> Given material
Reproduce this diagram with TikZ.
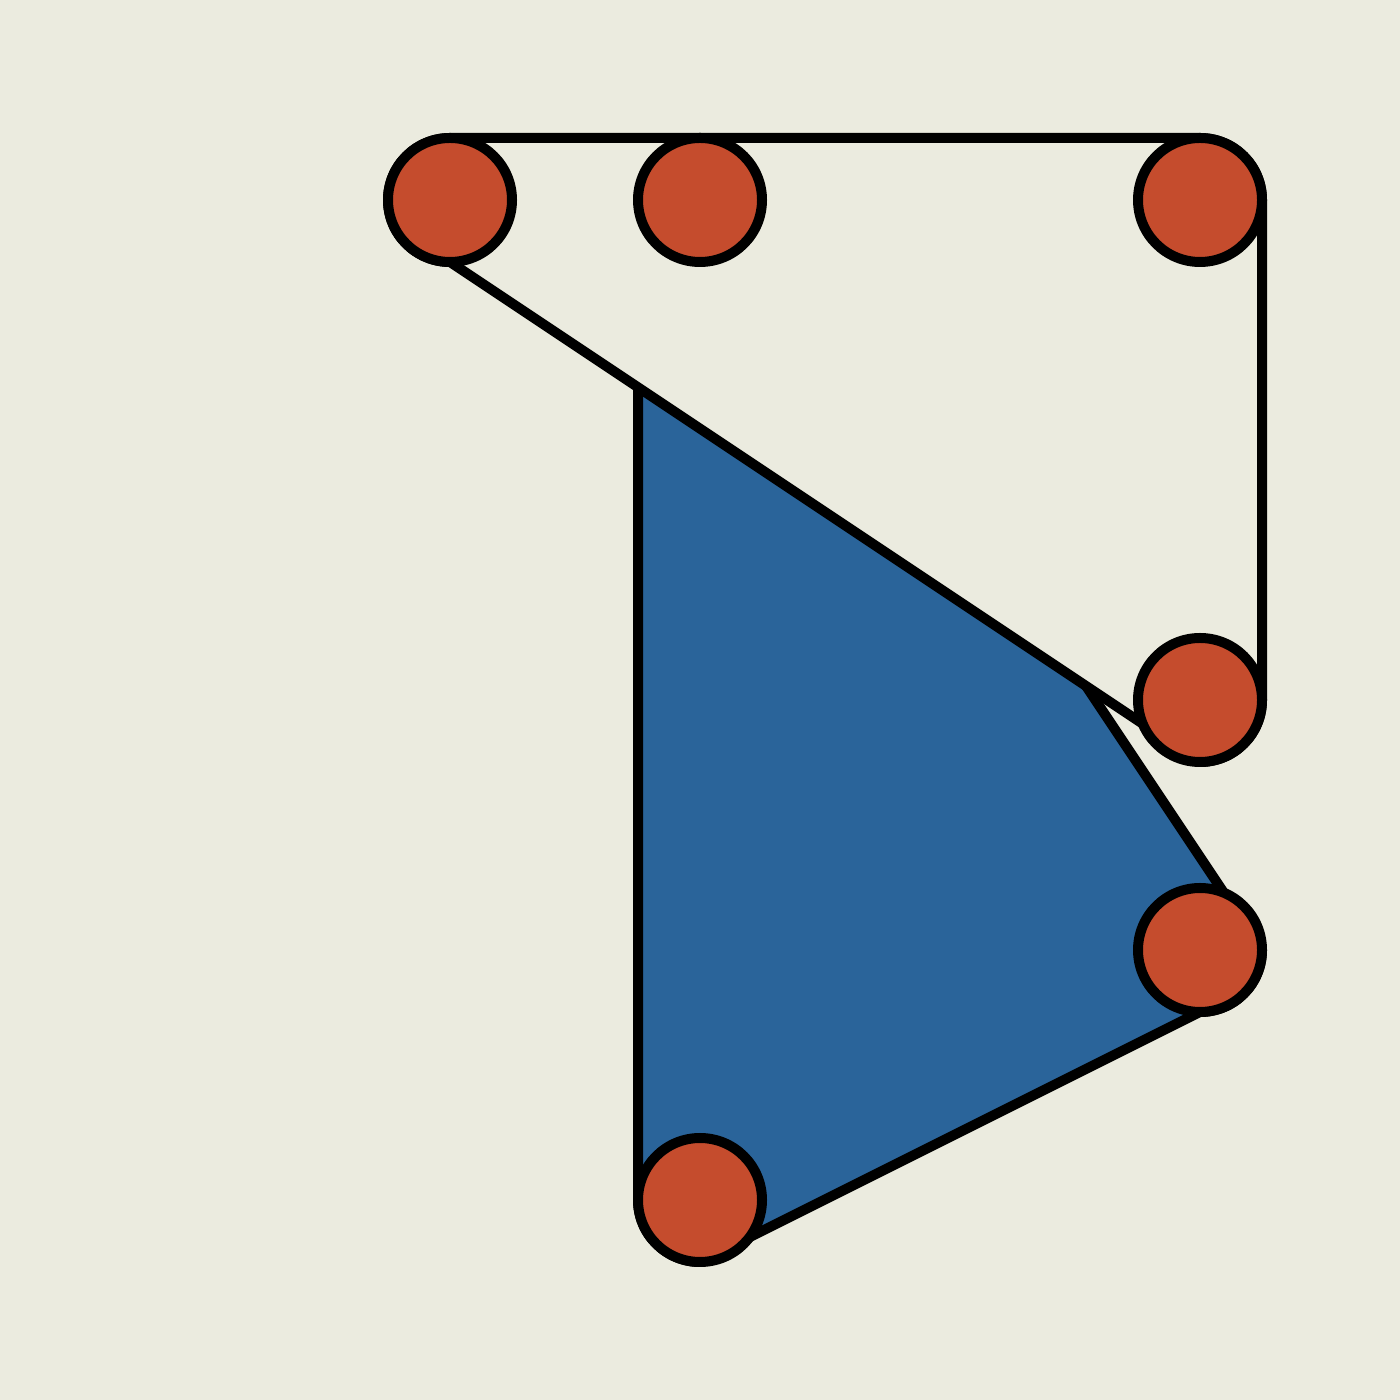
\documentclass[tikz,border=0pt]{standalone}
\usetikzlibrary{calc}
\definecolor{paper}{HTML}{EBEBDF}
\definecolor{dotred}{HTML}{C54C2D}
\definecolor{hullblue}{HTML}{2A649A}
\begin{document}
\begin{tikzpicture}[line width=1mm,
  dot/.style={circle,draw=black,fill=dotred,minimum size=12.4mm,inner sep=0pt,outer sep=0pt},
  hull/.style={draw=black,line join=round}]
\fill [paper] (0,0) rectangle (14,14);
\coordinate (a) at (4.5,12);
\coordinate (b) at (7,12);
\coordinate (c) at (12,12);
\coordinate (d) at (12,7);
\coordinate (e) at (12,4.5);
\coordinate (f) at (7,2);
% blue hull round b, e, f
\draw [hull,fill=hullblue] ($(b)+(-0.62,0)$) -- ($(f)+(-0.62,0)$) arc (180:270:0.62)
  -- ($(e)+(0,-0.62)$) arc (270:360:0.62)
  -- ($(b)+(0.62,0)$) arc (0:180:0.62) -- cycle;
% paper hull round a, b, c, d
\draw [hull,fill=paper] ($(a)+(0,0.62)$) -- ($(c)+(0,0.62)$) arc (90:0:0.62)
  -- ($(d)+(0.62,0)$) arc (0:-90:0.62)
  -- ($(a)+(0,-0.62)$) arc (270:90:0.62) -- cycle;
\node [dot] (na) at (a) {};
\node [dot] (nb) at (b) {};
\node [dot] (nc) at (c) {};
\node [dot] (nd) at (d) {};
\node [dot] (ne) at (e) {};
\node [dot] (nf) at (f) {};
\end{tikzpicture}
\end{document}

> Written request
Repeat the full listing above exactly, with no pictures in the copy.

> Solution to the exercise
Reproduce this diagram with TikZ.
\documentclass[tikz,border=0pt]{standalone}
\usetikzlibrary{calc}
\definecolor{paper}{HTML}{EBEBDF}
\definecolor{dotred}{HTML}{C54C2D}
\definecolor{hullblue}{HTML}{2A649A}
\begin{document}
\begin{tikzpicture}[line width=1mm,
  dot/.style={circle,draw=black,fill=dotred,minimum size=12.4mm,inner sep=0pt,outer sep=0pt},
  hull/.style={draw=black,line join=round}]
\fill [paper] (0,0) rectangle (14,14);
\coordinate (a) at (4.5,12);
\coordinate (b) at (7,12);
\coordinate (c) at (12,12);
\coordinate (d) at (12,7);
\coordinate (e) at (12,4.5);
\coordinate (f) at (7,2);
% blue hull round b, e, f
\draw [hull,fill=hullblue] ($(b)+(-0.62,0)$) -- ($(f)+(-0.62,0)$) arc (180:270:0.62)
  -- ($(e)+(0,-0.62)$) arc (270:360:0.62)
  -- ($(b)+(0.62,0)$) arc (0:180:0.62) -- cycle;
% paper hull round a, b, c, d
\draw [hull,fill=paper] ($(a)+(0,0.62)$) -- ($(c)+(0,0.62)$) arc (90:0:0.62)
  -- ($(d)+(0.62,0)$) arc (0:-90:0.62)
  -- ($(a)+(0,-0.62)$) arc (270:90:0.62) -- cycle;
\node [dot] (na) at (a) {};
\node [dot] (nb) at (b) {};
\node [dot] (nc) at (c) {};
\node [dot] (nd) at (d) {};
\node [dot] (ne) at (e) {};
\node [dot] (nf) at (f) {};
\end{tikzpicture}
\end{document}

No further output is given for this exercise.